Generating Measurement-based Synthetic Received Signal Power Data for 6G Sub-Terahertz Research with Micromobility and Blockage

Blockage of propagation paths between the base station (BS) and user equipment (UE), as well as the micromobility of the UE, are known to be critical phenomena affecting the performance of 6G subterahertz/terahertz (sub-THz/THz, 0.1–0.3/0.3–3 THz) cellular systems. The development of functions that target the performance improvement of such systems requires understanding of the dynamics of the received signal. However, measurements of the signal received power (SRP) reported to date are limited to the blockage and micromobility phenomena in isolation. In this study, by utilizing individual measurements of blockage and micromobility processes, we propose a procedure for generating synthetic time series of the received signal strength simultaneously capturing blockage, micromobility, and beam-tracking procedures. Our results reveal that out of all the considered applications, only the most dynamic ones, racing game and VR, are characterized by significant differences between on-demand and regular beam tracking with 4-6.5 bits/Hz/s spectral efficiency degradation in the case of on-demand beam tracking as compared to the regular one. For applications with high-speed micromobility (VR watching and race gaming), the minimal beam tracking interval is 80 ms, whereas for low-speed applications, a period of 320 ms and even sometimes 1000 ms is sufficient.
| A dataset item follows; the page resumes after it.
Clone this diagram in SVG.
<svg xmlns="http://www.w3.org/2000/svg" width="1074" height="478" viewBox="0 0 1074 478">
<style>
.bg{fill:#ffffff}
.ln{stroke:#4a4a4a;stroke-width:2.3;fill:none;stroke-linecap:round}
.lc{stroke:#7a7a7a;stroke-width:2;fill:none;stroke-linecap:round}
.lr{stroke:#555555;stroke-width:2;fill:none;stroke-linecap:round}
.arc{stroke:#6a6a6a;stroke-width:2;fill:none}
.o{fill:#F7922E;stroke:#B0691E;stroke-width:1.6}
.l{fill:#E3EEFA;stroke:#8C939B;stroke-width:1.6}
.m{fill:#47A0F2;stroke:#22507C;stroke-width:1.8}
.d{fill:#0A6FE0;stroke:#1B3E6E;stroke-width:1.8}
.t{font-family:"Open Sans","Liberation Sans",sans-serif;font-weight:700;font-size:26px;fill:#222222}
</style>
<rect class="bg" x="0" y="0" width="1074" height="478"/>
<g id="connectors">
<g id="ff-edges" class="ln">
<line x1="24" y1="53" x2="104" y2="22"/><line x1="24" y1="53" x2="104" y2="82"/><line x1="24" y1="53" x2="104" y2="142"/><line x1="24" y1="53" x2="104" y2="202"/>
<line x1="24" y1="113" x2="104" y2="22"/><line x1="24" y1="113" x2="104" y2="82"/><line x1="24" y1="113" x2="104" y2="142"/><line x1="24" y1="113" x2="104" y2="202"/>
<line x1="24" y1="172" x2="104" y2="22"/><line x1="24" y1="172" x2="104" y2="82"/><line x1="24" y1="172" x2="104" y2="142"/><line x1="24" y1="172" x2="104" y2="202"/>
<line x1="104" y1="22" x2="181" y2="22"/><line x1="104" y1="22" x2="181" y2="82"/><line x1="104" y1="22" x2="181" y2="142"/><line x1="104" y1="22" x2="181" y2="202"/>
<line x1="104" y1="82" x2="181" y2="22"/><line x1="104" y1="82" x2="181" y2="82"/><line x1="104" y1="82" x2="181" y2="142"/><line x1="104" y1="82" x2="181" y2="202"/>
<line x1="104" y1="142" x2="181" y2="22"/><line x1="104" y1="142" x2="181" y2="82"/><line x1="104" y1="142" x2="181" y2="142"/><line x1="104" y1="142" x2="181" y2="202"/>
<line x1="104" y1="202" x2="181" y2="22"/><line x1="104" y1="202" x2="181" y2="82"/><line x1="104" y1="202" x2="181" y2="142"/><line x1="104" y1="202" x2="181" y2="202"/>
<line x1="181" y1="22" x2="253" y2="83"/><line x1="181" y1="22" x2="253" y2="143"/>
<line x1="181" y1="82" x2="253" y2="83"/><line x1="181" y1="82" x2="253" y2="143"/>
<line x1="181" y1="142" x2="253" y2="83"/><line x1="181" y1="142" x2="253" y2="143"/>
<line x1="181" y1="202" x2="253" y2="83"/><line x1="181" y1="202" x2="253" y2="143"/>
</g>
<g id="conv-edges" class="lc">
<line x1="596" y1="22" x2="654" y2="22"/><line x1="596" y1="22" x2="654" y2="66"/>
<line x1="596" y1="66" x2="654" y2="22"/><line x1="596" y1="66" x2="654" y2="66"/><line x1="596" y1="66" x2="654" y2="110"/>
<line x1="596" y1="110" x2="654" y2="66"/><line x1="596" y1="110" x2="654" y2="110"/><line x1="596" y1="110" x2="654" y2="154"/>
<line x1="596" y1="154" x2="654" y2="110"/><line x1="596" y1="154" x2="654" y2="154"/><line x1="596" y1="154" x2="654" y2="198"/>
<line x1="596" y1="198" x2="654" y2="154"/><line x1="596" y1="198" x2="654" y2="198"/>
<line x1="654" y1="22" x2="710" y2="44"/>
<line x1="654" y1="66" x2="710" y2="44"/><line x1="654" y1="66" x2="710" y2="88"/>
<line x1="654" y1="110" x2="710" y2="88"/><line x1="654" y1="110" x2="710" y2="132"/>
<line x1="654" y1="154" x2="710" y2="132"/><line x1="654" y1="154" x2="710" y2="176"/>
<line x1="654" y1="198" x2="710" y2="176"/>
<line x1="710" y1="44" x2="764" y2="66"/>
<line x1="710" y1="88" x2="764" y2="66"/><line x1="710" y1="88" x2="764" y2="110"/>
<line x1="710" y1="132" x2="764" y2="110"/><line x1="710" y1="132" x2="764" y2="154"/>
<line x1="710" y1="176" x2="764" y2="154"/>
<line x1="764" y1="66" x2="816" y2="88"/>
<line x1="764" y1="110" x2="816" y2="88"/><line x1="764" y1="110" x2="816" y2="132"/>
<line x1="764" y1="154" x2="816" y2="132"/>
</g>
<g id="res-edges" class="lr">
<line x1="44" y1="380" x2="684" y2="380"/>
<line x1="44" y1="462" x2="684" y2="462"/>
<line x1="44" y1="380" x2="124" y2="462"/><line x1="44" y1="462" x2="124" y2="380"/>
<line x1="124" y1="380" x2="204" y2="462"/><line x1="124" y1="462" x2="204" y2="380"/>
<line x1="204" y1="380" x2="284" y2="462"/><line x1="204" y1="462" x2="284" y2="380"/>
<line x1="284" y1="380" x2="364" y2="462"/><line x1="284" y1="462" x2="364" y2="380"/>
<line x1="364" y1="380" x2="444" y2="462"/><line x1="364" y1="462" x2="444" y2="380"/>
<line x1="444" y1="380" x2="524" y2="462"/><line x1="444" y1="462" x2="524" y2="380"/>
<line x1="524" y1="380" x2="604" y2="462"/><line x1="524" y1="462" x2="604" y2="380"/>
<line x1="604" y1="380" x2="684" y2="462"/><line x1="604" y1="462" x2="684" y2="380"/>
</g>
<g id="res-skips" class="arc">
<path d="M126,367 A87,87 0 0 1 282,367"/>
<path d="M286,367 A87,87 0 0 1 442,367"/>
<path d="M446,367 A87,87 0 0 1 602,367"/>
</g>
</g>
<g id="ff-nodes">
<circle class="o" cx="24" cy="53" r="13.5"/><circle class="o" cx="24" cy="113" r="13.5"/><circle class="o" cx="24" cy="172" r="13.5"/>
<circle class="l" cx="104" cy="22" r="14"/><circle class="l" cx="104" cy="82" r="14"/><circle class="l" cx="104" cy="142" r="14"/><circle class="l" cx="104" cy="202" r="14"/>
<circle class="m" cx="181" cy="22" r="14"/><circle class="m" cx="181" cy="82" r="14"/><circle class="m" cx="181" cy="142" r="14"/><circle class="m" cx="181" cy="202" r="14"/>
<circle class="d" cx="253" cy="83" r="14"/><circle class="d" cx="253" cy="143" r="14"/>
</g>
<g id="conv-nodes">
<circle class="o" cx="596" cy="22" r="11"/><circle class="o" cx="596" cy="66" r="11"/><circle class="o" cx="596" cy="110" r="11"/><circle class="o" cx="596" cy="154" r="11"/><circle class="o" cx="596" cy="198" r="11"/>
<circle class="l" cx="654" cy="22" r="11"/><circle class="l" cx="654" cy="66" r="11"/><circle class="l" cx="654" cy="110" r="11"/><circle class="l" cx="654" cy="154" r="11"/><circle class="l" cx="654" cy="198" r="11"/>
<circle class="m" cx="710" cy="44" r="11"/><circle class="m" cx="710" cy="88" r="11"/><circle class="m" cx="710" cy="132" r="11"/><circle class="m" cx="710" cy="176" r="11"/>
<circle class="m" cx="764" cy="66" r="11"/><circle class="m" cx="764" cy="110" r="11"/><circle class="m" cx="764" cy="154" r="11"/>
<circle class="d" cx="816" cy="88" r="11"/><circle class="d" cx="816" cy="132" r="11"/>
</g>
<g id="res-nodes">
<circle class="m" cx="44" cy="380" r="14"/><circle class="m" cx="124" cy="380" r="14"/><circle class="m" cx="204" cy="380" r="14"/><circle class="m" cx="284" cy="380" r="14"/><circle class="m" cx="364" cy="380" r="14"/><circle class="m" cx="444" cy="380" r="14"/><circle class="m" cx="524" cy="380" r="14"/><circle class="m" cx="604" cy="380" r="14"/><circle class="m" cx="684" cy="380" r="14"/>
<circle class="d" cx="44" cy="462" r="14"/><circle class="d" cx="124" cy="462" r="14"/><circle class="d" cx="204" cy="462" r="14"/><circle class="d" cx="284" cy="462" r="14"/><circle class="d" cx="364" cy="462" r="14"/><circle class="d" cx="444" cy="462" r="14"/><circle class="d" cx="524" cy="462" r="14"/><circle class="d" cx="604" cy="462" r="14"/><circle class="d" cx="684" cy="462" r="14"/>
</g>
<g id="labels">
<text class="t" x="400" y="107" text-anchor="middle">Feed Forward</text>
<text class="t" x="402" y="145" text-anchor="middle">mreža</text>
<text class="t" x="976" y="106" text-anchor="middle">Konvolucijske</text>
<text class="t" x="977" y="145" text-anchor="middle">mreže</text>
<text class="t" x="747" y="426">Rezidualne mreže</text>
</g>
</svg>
Our results show that the availability of information regarding the type of application allows one to decrease the overhead required for beam tracking by up to 20-30 times. The traces produced can be further utilized for various tasks, including the development of statistical tests for discriminating blockage and micromobility events, designing blockage detection algorithms, and improving beam tracking procedures. We made the data produced available to the research community.